Student-led program offers chance for children to learn basic French

Logan Raschke, Staff Reporter

La Petite École, a student-led program with the purpose of teaching basic French to children from grades 1-6, began Saturday afternoon at Coleman Hall.

La Petite École, or “The Little School,” is a four-week program where advanced French students instruct registered children from local elementary schools for an hour every Saturday during the four weeks. As of now, La Petite École has about thirty or more elementary students signed up.

Instructor of French Ryan Schroth said enrolled children learn about French culture and the basics of the language through engaging learning activities, courtesy of the student instructors.

“Our main objective is to have fun and introduce these students to a cool language,” he said.

The children are organized into three different classrooms with one advanced French student, one or two assistants and sometimes other student helpers to conduct the lessons, Schroth said.

The children all make crafts, eat French snacks and play interactive games to reinforce the French lessons during each of the one-hour Saturday classes, Schroth said.

Something Schroth said he believes is important is to introduce children to foreign languages earlier rather than later.

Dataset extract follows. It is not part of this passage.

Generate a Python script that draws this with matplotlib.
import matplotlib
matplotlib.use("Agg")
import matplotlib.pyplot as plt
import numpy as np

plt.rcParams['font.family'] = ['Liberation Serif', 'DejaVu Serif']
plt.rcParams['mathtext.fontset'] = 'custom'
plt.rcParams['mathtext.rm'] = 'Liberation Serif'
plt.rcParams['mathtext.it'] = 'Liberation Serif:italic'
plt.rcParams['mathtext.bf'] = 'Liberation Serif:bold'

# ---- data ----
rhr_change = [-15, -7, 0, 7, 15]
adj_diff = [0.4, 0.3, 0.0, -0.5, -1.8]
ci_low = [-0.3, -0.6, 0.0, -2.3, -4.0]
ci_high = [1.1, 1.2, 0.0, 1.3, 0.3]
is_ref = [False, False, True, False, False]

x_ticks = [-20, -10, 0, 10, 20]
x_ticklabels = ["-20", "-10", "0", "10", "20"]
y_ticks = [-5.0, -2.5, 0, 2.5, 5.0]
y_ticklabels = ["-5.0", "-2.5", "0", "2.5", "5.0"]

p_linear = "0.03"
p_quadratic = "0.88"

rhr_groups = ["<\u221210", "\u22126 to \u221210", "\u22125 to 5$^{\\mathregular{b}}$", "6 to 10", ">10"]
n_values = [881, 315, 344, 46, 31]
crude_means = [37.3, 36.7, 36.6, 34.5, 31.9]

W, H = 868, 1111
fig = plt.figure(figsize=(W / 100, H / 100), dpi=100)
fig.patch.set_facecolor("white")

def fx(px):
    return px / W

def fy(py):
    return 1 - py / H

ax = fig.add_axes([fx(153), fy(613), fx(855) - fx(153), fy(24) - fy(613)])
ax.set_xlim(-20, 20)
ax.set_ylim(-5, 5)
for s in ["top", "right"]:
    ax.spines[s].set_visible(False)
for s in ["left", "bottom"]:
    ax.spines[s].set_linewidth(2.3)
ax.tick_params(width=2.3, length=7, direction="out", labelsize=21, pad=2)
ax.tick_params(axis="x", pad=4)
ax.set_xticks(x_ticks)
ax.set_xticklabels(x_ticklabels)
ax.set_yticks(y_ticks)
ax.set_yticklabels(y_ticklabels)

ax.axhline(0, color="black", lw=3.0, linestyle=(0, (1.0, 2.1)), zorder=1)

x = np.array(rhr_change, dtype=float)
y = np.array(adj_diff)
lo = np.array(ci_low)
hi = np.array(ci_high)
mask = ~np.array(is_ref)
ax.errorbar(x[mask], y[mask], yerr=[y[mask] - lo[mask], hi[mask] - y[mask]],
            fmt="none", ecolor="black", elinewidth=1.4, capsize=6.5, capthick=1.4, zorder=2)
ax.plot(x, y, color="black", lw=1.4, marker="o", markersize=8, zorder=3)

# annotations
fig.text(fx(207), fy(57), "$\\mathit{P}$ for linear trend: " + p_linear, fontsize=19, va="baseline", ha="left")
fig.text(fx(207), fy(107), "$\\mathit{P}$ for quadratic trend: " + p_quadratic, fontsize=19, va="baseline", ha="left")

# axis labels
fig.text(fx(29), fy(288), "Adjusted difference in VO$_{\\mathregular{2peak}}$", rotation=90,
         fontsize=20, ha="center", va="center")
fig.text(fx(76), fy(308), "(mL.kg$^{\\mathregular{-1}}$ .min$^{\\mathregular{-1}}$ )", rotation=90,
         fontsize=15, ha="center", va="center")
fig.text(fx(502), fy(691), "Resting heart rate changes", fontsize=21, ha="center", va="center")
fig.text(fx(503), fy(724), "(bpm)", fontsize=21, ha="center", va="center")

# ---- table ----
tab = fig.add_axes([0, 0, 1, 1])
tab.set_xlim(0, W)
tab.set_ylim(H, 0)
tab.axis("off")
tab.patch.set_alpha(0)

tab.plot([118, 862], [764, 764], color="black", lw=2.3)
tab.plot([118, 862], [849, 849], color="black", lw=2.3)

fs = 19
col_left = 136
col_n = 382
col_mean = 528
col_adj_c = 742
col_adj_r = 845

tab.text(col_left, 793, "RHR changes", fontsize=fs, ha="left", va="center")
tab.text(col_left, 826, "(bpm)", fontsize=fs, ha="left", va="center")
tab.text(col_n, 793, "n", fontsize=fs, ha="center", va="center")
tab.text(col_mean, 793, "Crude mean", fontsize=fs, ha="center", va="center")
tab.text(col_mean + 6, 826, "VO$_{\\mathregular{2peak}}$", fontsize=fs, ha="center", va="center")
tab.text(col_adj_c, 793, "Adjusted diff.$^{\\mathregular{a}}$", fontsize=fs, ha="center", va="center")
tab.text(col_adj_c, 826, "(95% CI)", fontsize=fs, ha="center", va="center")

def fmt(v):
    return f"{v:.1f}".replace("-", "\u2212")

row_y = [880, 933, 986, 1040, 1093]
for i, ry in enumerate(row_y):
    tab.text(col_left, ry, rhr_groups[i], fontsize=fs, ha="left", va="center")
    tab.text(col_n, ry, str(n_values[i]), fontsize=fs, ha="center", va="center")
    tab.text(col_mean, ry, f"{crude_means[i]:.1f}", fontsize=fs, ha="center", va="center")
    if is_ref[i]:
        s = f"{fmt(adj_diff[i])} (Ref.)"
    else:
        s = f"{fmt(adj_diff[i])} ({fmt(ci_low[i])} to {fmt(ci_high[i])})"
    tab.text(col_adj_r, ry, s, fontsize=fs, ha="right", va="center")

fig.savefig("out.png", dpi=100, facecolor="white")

“I want to make students excited about French and all the other cultures and countries and groups of people that speak it around the world,” he said. “It’s one of my own personal beliefs that we should be teaching foreign languages in elementary school.”

Schroth said students in the United States are usually only offered foreign language classes in high school, and it can be difficult to completely learn one in just four years.

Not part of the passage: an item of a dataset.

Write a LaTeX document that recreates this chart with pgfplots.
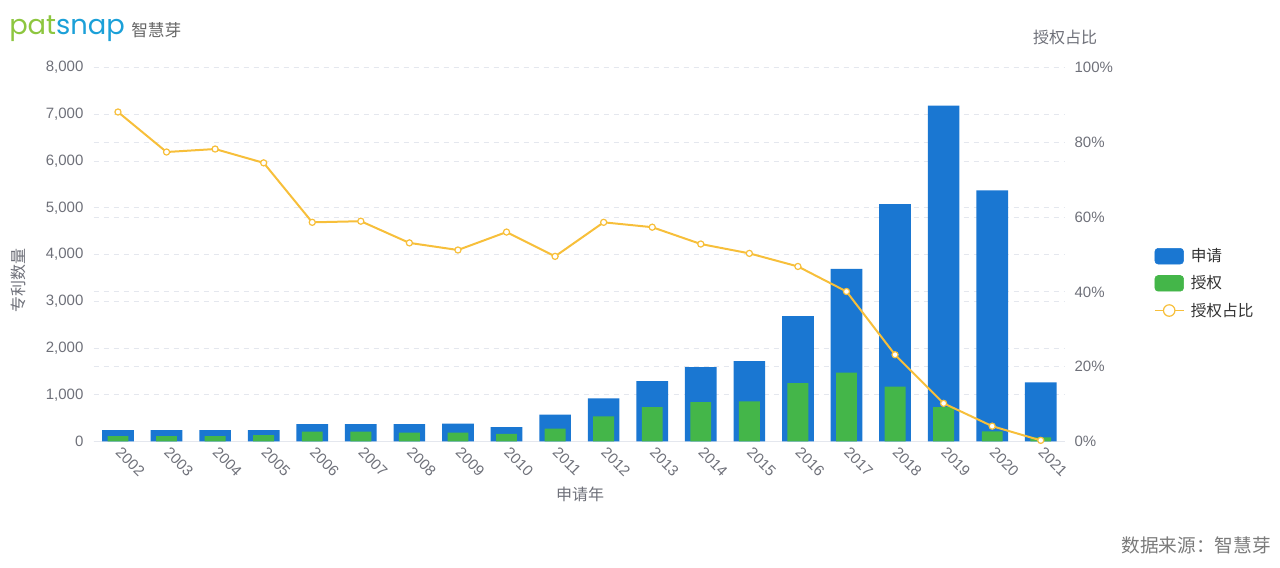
\documentclass[border=0pt]{standalone}
\usepackage{fontspec}
\setmainfont{Liberation Sans}
\newfontfamily\cjk{Noto Sans CJK SC}
\newfontfamily\logofont{Poppins}
\usepackage{pgfplots}
\usepackage{pgfplotstable}
\pgfplotsset{compat=1.18}

\definecolor{appblue}{HTML}{1A77D2}
\definecolor{grantgreen}{HTML}{44B649}
\definecolor{ratioyellow}{HTML}{F7BF3A}
\definecolor{txtgray}{HTML}{6E7079}
\definecolor{gridgray}{HTML}{E4E7EE}
\definecolor{legtext}{HTML}{333333}
\definecolor{footgray}{HTML}{7A7A7A}
\definecolor{logogreen}{HTML}{8DC63F}
\definecolor{logoblue}{HTML}{1BA0D8}
\definecolor{logogray}{HTML}{666666}

\pgfplotstableread{
year app grant ratio
2002 245 115 88.1
2003 245 115 77.4
2004 245 115 78.2
2005 245 135 74.5
2006 370 210 58.6
2007 370 210 58.9
2008 370 190 53.1
2009 380 190 51.2
2010 310 165 56.0
2011 575 275 49.5
2012 925 535 58.6
2013 1290 735 57.3
2014 1590 840 52.8
2015 1720 860 50.3
2016 2680 1250 46.8
2017 3695 1475 40.1
2018 5075 1175 23.2
2019 7185 735 10.2
2020 5370 215 4.1
2021 1265 90 0.3
}\datatable

\pgfplotsset{
  common/.style={
    at={(70.275pt,94.125pt)}, anchor=south west,
    scale only axis, width=728.5pt, height=280.5pt,
    xmin=2001.5, xmax=2021.5, enlargelimits=false,
    /pgf/number format/assume math mode=true,
    major tick length=0pt, tick style={draw=none},
    ymajorgrids, major grid style={gridgray, line width=0.6pt, dash pattern=on 4pt off 3.5pt},
    tick label style={font=\fontsize{11.25}{13}\selectfont, text=txtgray},
  }
}

\begin{document}
\begin{tikzpicture}[x=0.75pt,y=0.75pt]
\useasboundingbox (0,0) rectangle (1280,567);

% right axis: grid and percentage labels (drawn first, behind the bars)
\begin{axis}[common,
  ymin=0, ymax=100, ytick distance=20,
  axis y line*=right, axis x line=none,
  y axis line style={draw=none},
  yticklabel={\pgfmathprintnumber{\tick}\%},
  yticklabel style={anchor=west, inner sep=0pt, xshift=7pt},
]
\end{axis}

% left axis: bars
\begin{axis}[common,
  ymin=0, ymax=8000, ytick distance=1000, scaled y ticks=false,
  axis x line*=bottom, axis y line*=left,
  x axis line style={draw=gridgray, line width=0.75pt, -},
  y axis line style={draw=none},
  xtick={2002,...,2021},
  xticklabel style={/pgf/number format/1000 sep=, xshift=3.2pt, yshift=-3.5pt, rotate=-45, anchor=north west, inner sep=0pt},
  yticklabel style={anchor=east, inner sep=0pt, xshift=-7.5pt},
]
\addplot[ybar, bar width=0.652, bar shift=0pt, fill=appblue, draw=none] table[x=year, y=app] {\datatable};
\addplot[ybar, bar width=0.43, bar shift=0pt, fill=grantgreen, draw=none] table[x=year, y=grant] {\datatable};
\end{axis}

% ratio line on top, with the legend
\begin{axis}[common,
  ymin=0, ymax=100, hide axis,
  legend style={at={(axis description cs:1.0916,0.52)}, anchor=north west,
    draw=none, fill=none, inner sep=0pt, row sep=7pt, column sep=4pt,
    font=\cjk\fontsize{11.75}{14}\selectfont,
    nodes={text=legtext, inner sep=1pt}},
  legend cell align=left,
]
\addlegendimage{legend image code/.code={\fill[appblue, rounded corners=2.5pt] (0pt,-5.9pt) rectangle (21.5pt,5.9pt);}}
\addlegendentry{申请}
\addlegendimage{legend image code/.code={\fill[grantgreen, rounded corners=2.5pt] (0pt,-5.9pt) rectangle (21.5pt,5.9pt);}}
\addlegendentry{授权}
\addlegendimage{legend image code/.code={\draw[ratioyellow, line width=0.9pt] (0pt,0pt) -- (21.5pt,0pt); \draw[ratioyellow, line width=0.9pt, fill=white] (10.75pt,0pt) circle (4.3pt);}}
\addlegendentry{授权占比}
\addplot[ratioyellow, line width=1.5pt, mark=*, mark size=2.3pt, mark options={fill=white, draw=ratioyellow, line width=0.9pt}] table[x=year, y=ratio] {\datatable};
\end{axis}

% titles and labels
\node[anchor=base west, inner sep=0pt] at (9,532) {\logofont\fontsize{20.5}{23}\selectfont\textcolor{logogreen}{pat}\textcolor{logoblue}{snap}};
\node[anchor=west, inner sep=0pt, text=logogray] at (131,537) {\cjk\fontsize{12.5}{14}\selectfont 智慧芽};
\node[rotate=90, text=txtgray, inner sep=0pt] at (18,286) {\cjk\fontsize{12}{14}\selectfont 专利数量};
\node[text=txtgray, inner sep=0pt] at (580,73) {\cjk\fontsize{12}{14}\selectfont 申请年};
\node[text=txtgray, inner sep=0pt] at (1065,530) {\cjk\fontsize{12}{14}\selectfont 授权占比};
\node[anchor=east, text=footgray, inner sep=0pt] at (1271,22) {\cjk\fontsize{14}{16}\selectfont 数据来源：智慧芽};
\end{tikzpicture}
\end{document}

If students are introduced to foreign languages earlier in life, like in elementary school, it implants an interest to learn more about it much earlier and can make the process of learning much easier, he said.

Maya Hunter, a junior double political science and foreign languages major and instructor for La Petite École, said the program benefits both the children and the French students involved.

For children, she said it gives them the confidence to explore their initial intrigue with French, and it offers an entry-level basic education everyone interested in French should know.

For the French students instructing the children, Le Petite École provides a learning experience they need for their professional futures.

“It’s just a general rule that when you teach, you learn better,” she said. “Anyone will tell you that to become a master, you have to be a teacher first, and a lot of our students are in the teacher certification program, so (La Petite École) is also like a first glimpse into what it might be like actually working with writing lesson plans, designing worksheets, planning classroom activities and stuff like that.”

Hunter said one of her favorite aspects of La Petite École is instilling the first interest of learning French into the elementary students and teaching them the basics.

“I just love, love, love, love working with the kids,” she said. “It’s just so much fun to see them get excited. It makes (the instructors) excited.”

Even though it may sound odd at first, Schroth said his absolute favorite part of La Petite École is seeing the children reunite with their parents and go home for the day.

“The students (leave) and they’ve got their little craft in their hand and they’re wearing their little beret that we’ve given them and they wave and say ‘au revoir’ in front of their parents,” he said. “It makes the parents happy, it makes me happy and I think the kid has genuinely learned.”